Hidden in America
Hidden in America
| 01 January 2012 (USA)
SEASON & EPISODES
  • 1
  • Reviews
    Jason VanMason

    This series pretends to inform us of strange and sinister groups and persons of which we would be ignorant but for this show. Thus the title. In fact the revelations are much more mundane. A show on "The Mormons" tells little that has not been revealed by previous documentaries or even the South Park show. A show about a scary "outlaw motorcycle gang" consists of a few fuzzy clips, an interview with the clubs alleged president's brother and some still photos. The few clips are shown again and again until the repetition becomes annoying. The photo of the evil scary biker is zoomed in and out, panned right and left, up and down until he becomes so familiar that he doesn't look frightening anymore. We are treated to the old "voice and appearance disguised" bit as a fuzzy blur tells us of the crimes of the cyclists in a gurgling altered audio track. Of course this out of focus blob could be anybody, perhaps the shows producer and it could be anybody reading....anything. In one ridiculous scene eight or ten people are seated in an office discussing the evil bikers. All but two have their heads fuzzed out and one person, seated in front of a window, is obscured by a large rectangle making him appear to have a carton over his head. I suppose there was a recognizable object visible in the window. Much is made of three "brave" cops, also blurred out, who infiltrate the gang and participate in their mayhem for three years, all to gather evidence to punish the bikers. But despite the narrators frantic rant we learn that all they have discovered is that the bikers fight and stab one another from time to time.

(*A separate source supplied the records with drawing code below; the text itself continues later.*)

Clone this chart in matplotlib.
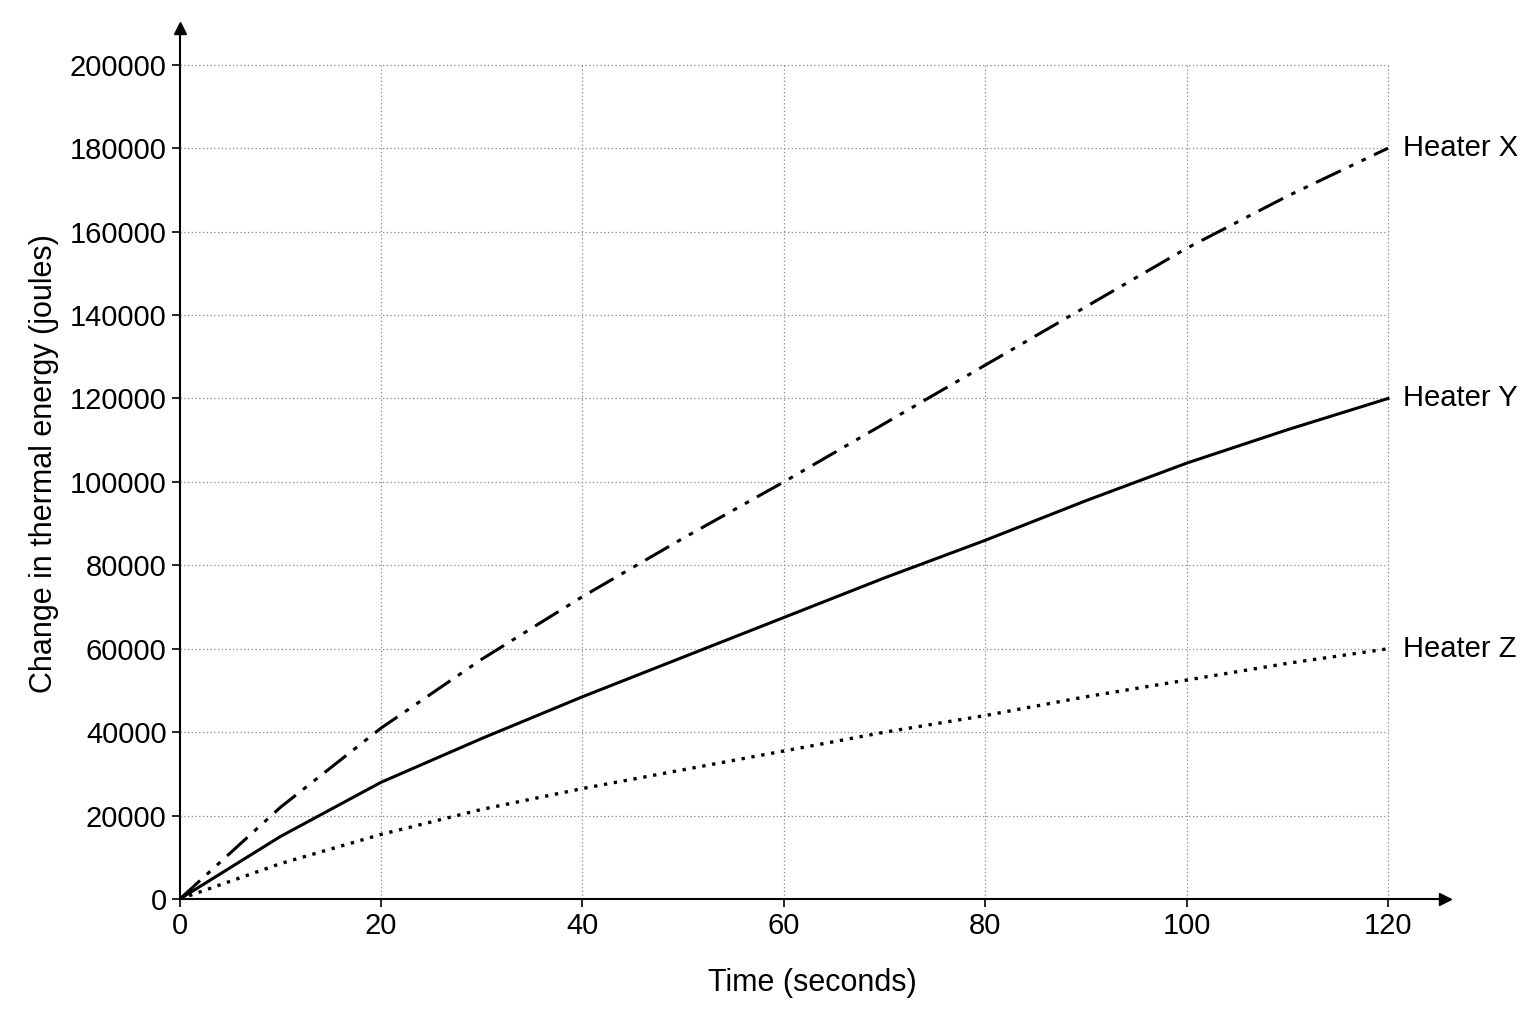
import matplotlib

matplotlib.use("Agg")

import matplotlib.pyplot as plt

plt.rcParams["font.family"] = ["Liberation Sans", "DejaVu Sans"]

time_s = [0, 10, 20, 30, 40, 50, 60, 70, 80, 90, 100, 110, 120]
heater_x = [0, 22000, 41000, 57500, 72500, 86500, 100000,
            114000, 128000, 142000, 156000, 168500, 180000]
heater_y = [0, 15000, 28000, 38500, 48500, 58000, 67500,
            77000, 86000, 95500, 104500, 112500, 120000]
heater_z = [0, 8500, 15500, 21500, 26500, 31000, 35500,
            40000, 44000, 48500, 52500, 56500, 60000]
x_ticks = [0, 20, 40, 60, 80, 100, 120]
y_ticks = list(range(0, 200001, 20000))
labels = ["Heater X", "Heater Y", "Heater Z"]

fig = plt.figure(figsize=(15.36, 10.24), dpi=100)
ax = fig.add_axes([0.117, 0.122, 0.824, 0.851])
ax.set_xlim(0, 125.7)
ax.set_ylim(0, 208900)

grid_style = dict(color="#888888", linestyle=(0, (1, 2)), linewidth=0.9, zorder=0)
ax.vlines(x_ticks[1:], 0, 200000, **grid_style)
ax.hlines(y_ticks[1:], 0, 120, **grid_style)

ax.plot(time_s, heater_x, color="black", linewidth=2.2,
        linestyle=(0, (9, 3, 1.5, 3, 1.5, 3)))
ax.plot(time_s, heater_y, color="black", linewidth=2.2)
ax.plot(time_s, heater_z, color="black", linewidth=2.4, linestyle=(0, (1, 2)))

for label, series in zip(labels, (heater_x, heater_y, heater_z)):
    ax.text(121.5, series[-1], label, va="center", ha="left", fontsize=21)

for side in ("top", "right"):
    ax.spines[side].set_visible(False)
ax.spines["left"].set_linewidth(1.5)
ax.spines["bottom"].set_linewidth(1.5)
ax.plot(1, 0, ">k", transform=ax.transAxes, clip_on=False, markersize=8)
ax.plot(0, 1, "^k", transform=ax.transAxes, clip_on=False, markersize=8)

ax.set_xticks(x_ticks)
ax.set_yticks(y_ticks)
ax.set_yticklabels([str(v) for v in y_ticks])
ax.tick_params(labelsize=21, length=6, width=1.2)
ax.set_xlabel("Time (seconds)", fontsize=22, labelpad=20)
ax.set_ylabel("Change in thermal energy (joules)", fontsize=22, labelpad=8)

fig.savefig("out.png", dpi=100, facecolor="white")
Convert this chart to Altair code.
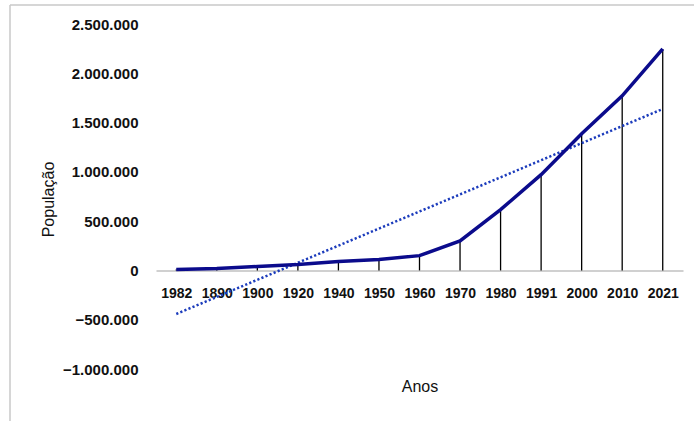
import altair as alt
import pandas as pd

years = ["1982", "1890", "1900", "1920", "1940", "1950", "1960", "1970",
         "1980", "1991", "2000", "2010", "2021"]
population = [10000, 20000, 40000, 60000, 90000, 110000, 150000, 300000,
              617000, 972000, 1387000, 1771000, 2247000]
y_ticks = [-1000000, -500000, 0, 500000, 1000000, 1500000, 2000000, 2500000]

df = pd.DataFrame({"idx": list(range(len(years))), "year": years, "pop": population})

W, H = 527, 345
ymin, ymax = -1000000, 2500000
zero_px = H * (ymax - 0) / (ymax - ymin)
offset = -(H - zero_px)

year_arr = "[" + ",".join("'" + y + "'" for y in years) + "]"
FONT = "Liberation Sans"

x_enc = alt.X(
    "idx:Q",
    scale=alt.Scale(domain=[-0.5, len(years) - 0.5], nice=False, zero=False),
    axis=alt.Axis(
        values=list(range(len(years))),
        labelExpr=year_arr + "[datum.value]",
        grid=False, ticks=False,
        domainColor="#c0c0c0", domainWidth=1.5,
        offset=offset,
        labelPadding=16, labelFontSize=14, labelFontWeight="bold",
        labelFont=FONT, labelColor="#111111",
        labelFlush=False, labelOverlap=False,
        title="Anos", titleFont=FONT, titleFontSize=16, titleFontWeight="normal",
        titleColor="#111111", titleX=W / 2, titleY=116,
        titleBaseline="middle", titleAlign="center",
    ),
)

y_enc = alt.Y(
    "pop:Q",
    scale=alt.Scale(domain=[ymin, ymax], nice=False),
    axis=alt.Axis(
        values=y_ticks,
        labelExpr="replace(replace(format(datum.value, ','), ',', '.'), ',', '.')",
        grid=False, ticks=False, domain=False,
        labelPadding=18, labelFontSize=15, labelFontWeight="bold",
        labelFont=FONT, labelColor="#111111",
        title="População", titleFont=FONT, titleFontSize=16, titleFontWeight="normal",
        titleColor="#111111", titleAngle=-90, titleX=-108, titleY=175,
        titleAlign="center", titleBaseline="middle",
    ),
)

base = alt.Chart(df)

drops = base.mark_rule(color="black", strokeWidth=1.3).encode(
    x=x_enc, y=y_enc, y2=alt.datum(0)
)
line = base.mark_line(color="#0b0b8c", strokeWidth=3.5).encode(x=x_enc, y=y_enc)
trend = base.transform_regression("idx", "pop").mark_line(
    color="#1c3cbc", strokeWidth=2.5, strokeDash=[2.2, 2.2]
).encode(x=x_enc, y=y_enc)

frame_df = pd.DataFrame({"a": [0]})
frame_left = alt.Chart(frame_df).mark_rule(color="#c8c8c8", strokeWidth=1.5).encode(
    x=alt.value(-146), y=alt.value(-19), y2=alt.value(420)
)
frame_top = alt.Chart(frame_df).mark_rule(color="#c8c8c8", strokeWidth=1.5).encode(
    x=alt.value(-146), x2=alt.value(560), y=alt.value(-19)
)

chart = alt.layer(frame_left, frame_top, drops, trend, line).properties(
    width=W, height=H,
    autosize=alt.AutoSizeParams(type="none"),
    padding={"left": 156, "top": 24, "right": 11, "bottom": 52},
    background="white",
).configure_view(stroke=None)

chart.save("out.html", embed_options={"renderer": "svg", "actions": False})
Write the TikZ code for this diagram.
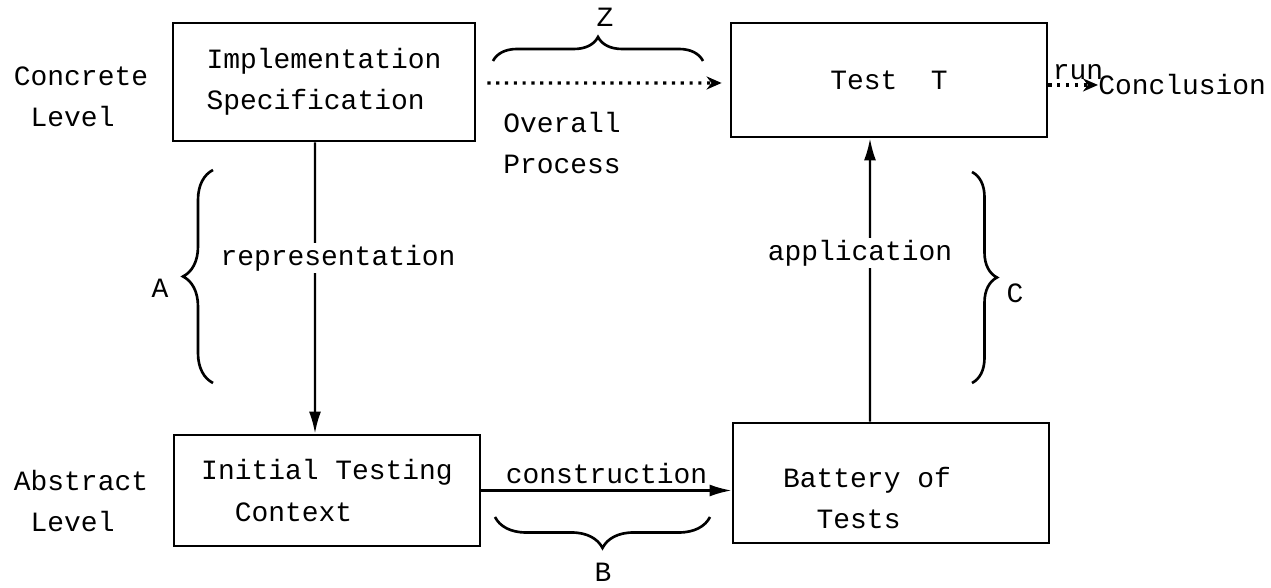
\documentclass[tikz,border=0pt]{standalone}
\usepackage{fontspec}
\setmonofont{Liberation Mono}
\usetikzlibrary{arrows.meta, positioning, decorations.pathreplacing}

\begin{document}
\begin{tikzpicture}[>={Latex[length=4.4mm, width=2.4mm]}, font=\ttfamily\fontsize{15.9}{23.5}\selectfont]
    \tikzset{box/.style={draw, line width=1.6pt},
        link/.style={->, line width=1.3pt},
        dots/.style={-{Stealth[length=3mm, width=2.6mm]}, line width=1.8pt, dash pattern=on 1.8pt off 3.2pt},
        curly/.style={draw, line width=1.5pt, decorate, decoration={brace, amplitude=#1}},
        tag/.style={align=left, inner sep=0pt}
    }
    \useasboundingbox (0,0) rectangle (25.42,11.76);

    % boxes
    \node (Impl) [box, minimum width=6.04cm, minimum height=2.36cm, align=left] at (6.48,10.12) {Implementation\\Specification};
    \node (Test) [box, minimum width=6.32cm, minimum height=2.28cm] at (17.78,10.16) {Test~~T};
    \node (Init) [box, minimum width=6.12cm, minimum height=2.22cm, align=left] at (6.54,1.95) {Initial Testing\\~~Context};
    \node (Battery) [box, minimum width=6.32cm, minimum height=2.4cm] at (17.82,2.10) {};
    \node (Battery-Text) [tag] at (17.34,1.80) {Battery of\\~~Tests};

    \foreach \lvl / \y in {Concrete/9.83, Abstract/1.74} {
        \node (\lvl-Level) [tag] at (1.62,\y) {\lvl\\~Level};
    }

    % links
    \draw [link] ([xshift=-0.18cm]Impl.south) -- ([xshift=-0.24cm]Init.north);
    \node (Rep) [fill=white, inner sep=1pt] at (6.76,6.6) {representation};
    \draw [link] ([xshift=-0.42cm]Battery.north) -- ([xshift=-0.38cm]Test.south);
    \node (App) [fill=white, inner sep=1pt] at (17.2,6.7) {application};
    \draw [link] (Init.east) -- node (Cons) [above] {construction} (Init.east -| Battery.west);

    \draw [dots, shorten <=0.22cm, shorten >=0.16cm] ([yshift=-0.02cm]Impl.east) -- ([yshift=-0.06cm]Test.west);
    \node (Overall) [tag] at (11.24,8.9) {Overall\\Process};
    \node (Conclusion) [anchor=west, inner sep=0pt] at (21.96,10.06) {Conclusion};
    \draw [dots] ([yshift=-0.1cm]Test.east) -- (Conclusion.west);
    \node (Run) [inner sep=0pt] at (21.56,10.32) {run};

    % braces
    \draw [curly=0.6cm] (4.26,4.1) -- (4.26,8.36);
    \node (A) at (3.2,6.0) {A};
    \draw [curly=0.5cm] (19.44,8.32) -- (19.44,4.1);
    \node (C) at (20.3,5.9) {C};
    \draw [curly=0.48cm] (9.86,10.54) -- (14.06,10.54);
    \node (Z) at (12.1,11.42) {Z};
    \draw [curly=0.62cm] (14.2,1.42) -- (9.9,1.42);
    \node (B) at (12.06,0.32) {B};
\end{tikzpicture}
\end{document}
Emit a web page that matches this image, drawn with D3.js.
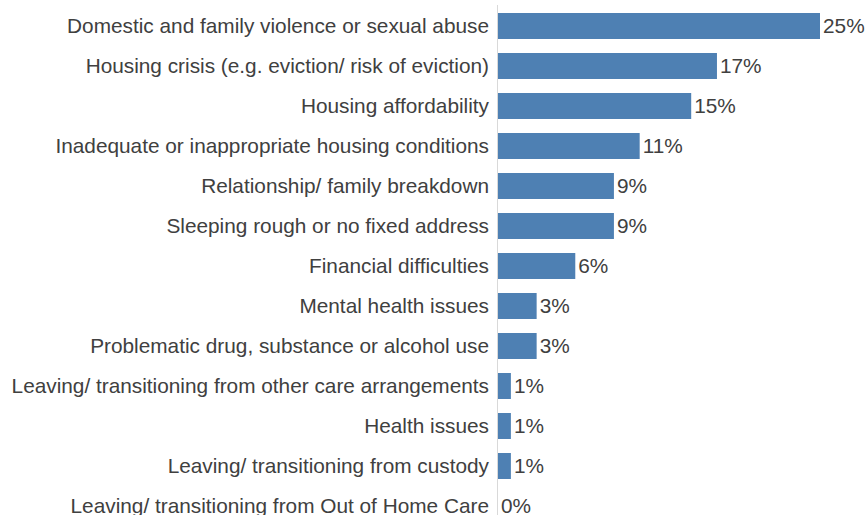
<!DOCTYPE html>
<html>
<head>
<meta charset="utf-8">
<script src="https://cdn.jsdelivr.net/npm/d3@7"></script>
<style>
  html, body { margin: 0; padding: 0; background: #fff; }
  svg { display: block; }
  text { font-family: "Liberation Sans", Arial, sans-serif; fill: #404040; }
</style>
</head>
<body>
<svg id="chart" width="868" height="515"></svg>
<script>
// Reasons for seeking assistance, share of clients (%)
const categories = [
  "Domestic and family violence or sexual abuse",
  "Housing crisis (e.g. eviction/ risk of eviction)",
  "Housing affordability",
  "Inadequate or inappropriate housing conditions",
  "Relationship/ family breakdown",
  "Sleeping rough or no fixed address",
  "Financial difficulties",
  "Mental health issues",
  "Problematic drug, substance or alcohol use",
  "Leaving/ transitioning from other care arrangements",
  "Health issues",
  "Leaving/ transitioning from custody",
  "Leaving/ transitioning from Out of Home Care"
];
const values = [25, 17, 15, 11, 9, 9, 6, 3, 3, 1, 1, 1, 0];

const fontSize = "20.8px";
const svg = d3.select("#chart");
const x0 = 498;

const x = d3.scaleLinear().domain([0, 25]).range([x0, 820]);
const y = d3.scaleBand().domain(categories).range([6, 526]).paddingInner(0.35).paddingOuter(0.175);

// vertical baseline
svg.append("line")
  .attr("x1", x0 - 0.5).attr("x2", x0 - 0.5)
  .attr("y1", 5).attr("y2", 515)
  .attr("stroke", "#d9d9d9").attr("stroke-width", 1);

// category labels
const axis = d3.axisLeft(y).tickSize(0).tickPadding(9);
const g = svg.append("g").attr("transform", `translate(${x0},0)`).call(axis);
g.select(".domain").remove();
g.selectAll("text")
  .style("font-family", '"Liberation Sans", Arial, sans-serif')
  .style("font-size", fontSize)
  .attr("fill", "#404040");

// bars
svg.append("g").selectAll("rect")
  .data(values)
  .join("rect")
  .attr("x", x0)
  .attr("y", (d, i) => y(categories[i]))
  .attr("width", d => x(d) - x0)
  .attr("height", y.bandwidth())
  .attr("fill", "#4e80b3");

// value labels
svg.append("g").selectAll("text")
  .data(values)
  .join("text")
  .attr("x", d => x(d) + 3)
  .attr("y", (d, i) => y(categories[i]) + y.bandwidth() / 2)
  .attr("dy", "0.35em")
  .style("font-size", fontSize)
  .text(d => d + "%");
</script>
</body>
</html>
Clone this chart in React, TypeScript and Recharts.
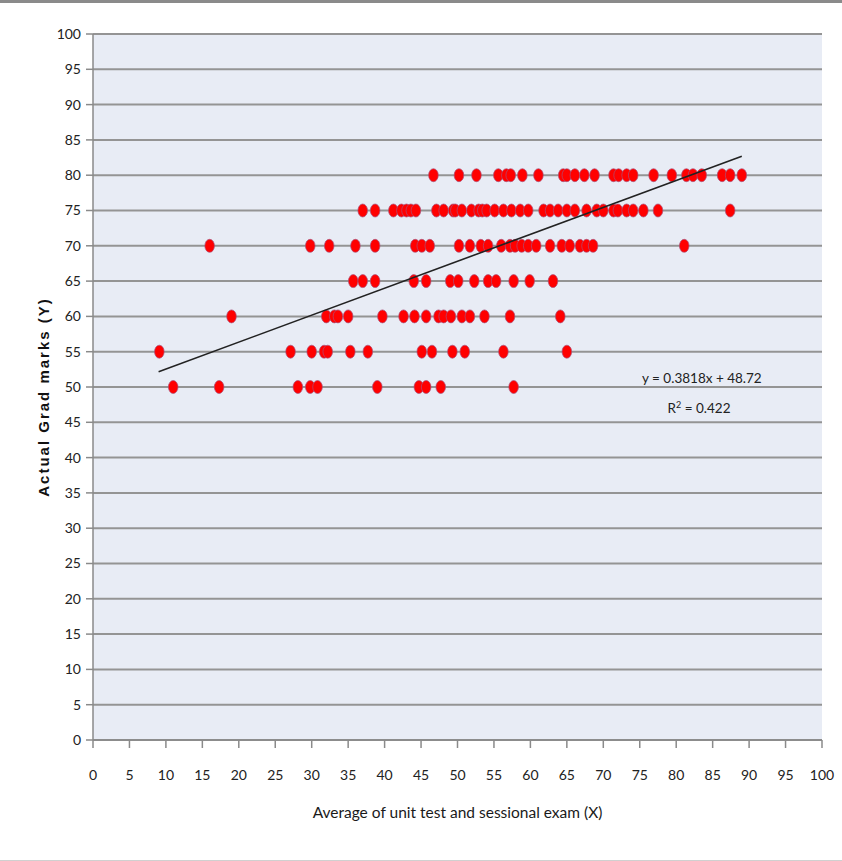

Virtually no drugs, guns, WMDs, pornography, slaves or anything else is revealed. It's quite a letdown.All the episodes I saw suffered from overly dramatic narration, use of inserts culled from Hollywood movies, blurring of details or even entire scenes, perhaps to hide the fact that they are using video clips of a totally different subject and endless repeats of the few minutes or seconds of actual relevant video. This show is on par with the "Gangland" shows and suffers from the same music video style editing. Every visual cliché is used to the limit; inserts with the edges out of focus, phony "scratches" to make digital video look like beat-up movie film, flicker-frame montages and more "Dutch-angle" shots than "Battlefield Earth"! Unless you are bored stiff and will watch just about anything that moves, forget about this series.